For the first time in history, the Super Bowl will be broadcast in 4K. It will be available on DIRECTV channel 105. While the game footage itself will actually be produced in HD, I’m still recommending you watch the 4K feed because the quality will be so much better than what you see on Fox. I explain why here.
We know the NFL uses 4K and even 8K cameras on the field. But, in this behind-the-scenes look thanks to Digital Trends, we can now understand why the production is going to be in HD. You see, they use all 4K cameras, and the production equipment will work in 4K. The problem is that with 4K they would be limited to only using abour 25 cameras instead of the roughly 100 they use now.
You don’t really think about how the NFL coverage always has the perfect shot, but it takes a lot of work. Using so many cameras makes it easy to blanket the field in video from multiple angles. Going back to 25 cameras would be like going back to 1990 when it comes to production values. For the Super Bowl video makers, it wasn’t worth it.
They also claim that today’s systems aren’t ready for that level of live production and that you’d see some problems with fast motion that just don’t come up when you’re doing the broadcast in HD.
The bottom line here is that so far, there just isn’t a production solution that can handle that many cameras in 4K. At least that’s what we’re being told. I suppose it’s possible, anyway; that’s a lot of technology and it’s not something that even your average sporting event would need. Having a reduced number of cameras on the field might even be ok for a regular season game, but this is the most watched sporting event of the year here in the US. It has to be technologically awesome.
They’re gambling that you can’t tell the difference
There’s the rub, as Shakespeare once said. I’ve been telling you for years that it takes an 80″ or larger TV to really get the maximum benefit out of 4K. With a smaller TV you don’t see the difference in the fine details. You’ll see an overall better picture, that’s true. For most people on most TVs though, a high-quality Blu-ray disc in HD will generally beat a low-quality 4K streamed picture.

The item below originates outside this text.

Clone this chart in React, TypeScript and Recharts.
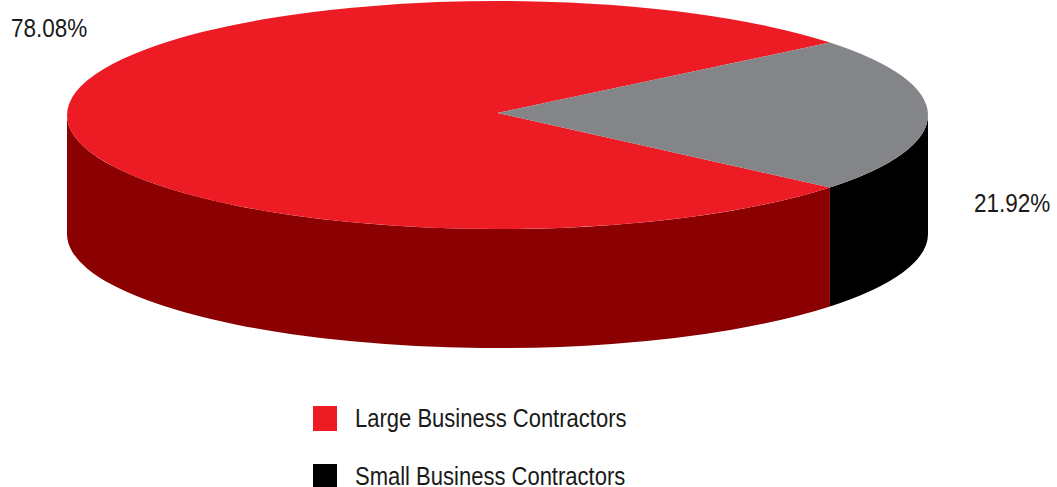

And that’s what I’m talking about here. This will be the best quality HD picture ever on DIRECTV. There won’t be any sign of motion artifacts, macroblocking, or any of the issues that can come with overcompressed video. By taking a pristine 1080p feed and providing it over a 4K carrier, you’ll see the best possible HD. And really, that’s what will bowl you over. (No pun intended.)
Hopefully by next year, there will be a real end-to-end 4K production of the Super Bowl. I’m willing to bet you won’t even notice that the game is in “just” high definition this year, as long as you’re watching it on DIRECTV’s channel 105.